November 2016, Vol. 243, No. 11
Features
Lack of Pipelines Hurting Natural Gas Producers in Colorado
Natural gas producers in Colorado have a problem. It’s not a problem that’s unique to them, but it’s potentially more serious than the problem encountered by frackers elsewhere.
Colorado, home to the Niobrara shale play, is the fourth-largest natural gas-producing state in the nation, according to the EIA. Over the 10 years 2004-14, gas extraction there rose by 51%, thanks largely to the wide-scale employment of horizontal drilling combined with hydraulic fracturing. But local demand is, alas, not rising in sync with production. It has remained stable in the range of 400-600 Bcf annually since 2000.
Gas prices are at historic lows across the U.S., and that’s the problem that Colorado has in common with other states proud to call themselves homes of the shale plays that made the country almost entirely self-sufficient in terms of oil and gas. But it seems the problem is graver in the western state, at least according to some observers.
There are, apparently, two main causes of this problem: environmental opposition to fracking that could hypothetically curb most drilling activity in Colorado, and the lack of pipeline and export terminal infrastructure that would allow local producers to expand their markets.
Now, the threat of environmentalist opposition that could reduce drilling for the time being remains only a potential one. Two petitions for legislative initiatives aimed at doing precisely that failed to garner enough voter support to be added to the November ballot in the state, but one of these is up for appeal.
Overall, opposition to fracking in Colorado is not overwhelmingly strong, as researcher Jude Clemente notes, with the state deriving much of its wealth from oil and gas revenues. These revenues have been declining, and jobs in the industry have been declining as well, as the industry looks to layoffs as part of necessary cost-cutting measures.
Environmentalists aside, the simple truth is that gas is too cheap to motivate the local industry to invest any substantial amount in developing a transport infrastructure and building LNG export terminals along the West Coast. Though Clemente cites regulatory opposition to such infrastructure, a far more important reason why the West Coast is not sprouting LNG terminal next to LNG terminal is that the economic viability of such undertakings is highly questionable.
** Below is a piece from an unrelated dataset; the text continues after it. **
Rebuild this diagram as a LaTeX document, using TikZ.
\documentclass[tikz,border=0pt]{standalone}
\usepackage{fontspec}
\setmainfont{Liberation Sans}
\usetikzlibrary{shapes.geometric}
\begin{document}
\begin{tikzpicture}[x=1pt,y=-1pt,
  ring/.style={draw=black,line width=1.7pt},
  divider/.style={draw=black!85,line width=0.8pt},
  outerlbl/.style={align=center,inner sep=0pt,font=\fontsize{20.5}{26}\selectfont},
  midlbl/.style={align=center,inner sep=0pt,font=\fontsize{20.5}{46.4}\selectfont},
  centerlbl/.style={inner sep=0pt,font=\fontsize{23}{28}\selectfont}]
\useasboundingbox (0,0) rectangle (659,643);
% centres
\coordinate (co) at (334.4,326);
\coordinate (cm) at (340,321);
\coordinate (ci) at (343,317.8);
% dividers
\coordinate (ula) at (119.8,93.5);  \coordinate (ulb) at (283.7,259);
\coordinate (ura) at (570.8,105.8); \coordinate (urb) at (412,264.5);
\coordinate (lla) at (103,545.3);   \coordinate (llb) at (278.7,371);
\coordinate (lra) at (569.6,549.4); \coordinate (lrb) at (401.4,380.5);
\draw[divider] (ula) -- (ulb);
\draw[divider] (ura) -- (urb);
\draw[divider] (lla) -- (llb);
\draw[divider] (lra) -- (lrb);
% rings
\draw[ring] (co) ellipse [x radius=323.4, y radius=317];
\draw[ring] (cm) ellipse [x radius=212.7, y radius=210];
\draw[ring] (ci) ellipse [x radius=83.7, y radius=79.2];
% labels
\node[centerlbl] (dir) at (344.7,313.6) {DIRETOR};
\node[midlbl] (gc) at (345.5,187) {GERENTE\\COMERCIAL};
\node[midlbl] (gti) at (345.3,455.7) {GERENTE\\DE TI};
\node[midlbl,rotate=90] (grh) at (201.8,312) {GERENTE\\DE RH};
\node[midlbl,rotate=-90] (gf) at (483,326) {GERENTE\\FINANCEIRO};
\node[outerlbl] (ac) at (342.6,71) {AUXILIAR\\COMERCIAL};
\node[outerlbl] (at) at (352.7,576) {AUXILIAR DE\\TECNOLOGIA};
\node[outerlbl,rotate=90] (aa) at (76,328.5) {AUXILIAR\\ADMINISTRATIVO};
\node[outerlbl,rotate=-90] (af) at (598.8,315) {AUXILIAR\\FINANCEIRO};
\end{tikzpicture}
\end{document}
It’s true enough that the U.S. and the world in general will need more gas in the future, as we gradually move away from coal and oil and toward what we know is a cleaner alternative. Gas, as Clemente points out, is the backup energy source of preference for renewable installations, again, because its emission rates are lower than for its sister fuels. Yet, supply is for the moment ample, as evidenced by the pressured prices of the fuel across the globe.
What’s more, however unpleasant this fact may be to Colorado frackers, the international gas market is pretty packed with suppliers, and big ones at that, who have the resources and readiness to lower their prices as much as necessary to keep their market share.
The global market will likely remain closed for smaller Colorado shale boomers over the observable future. They will just have to find another way to make a living until gas prices rebound, which, according to the EIA, will start happening as early as next year.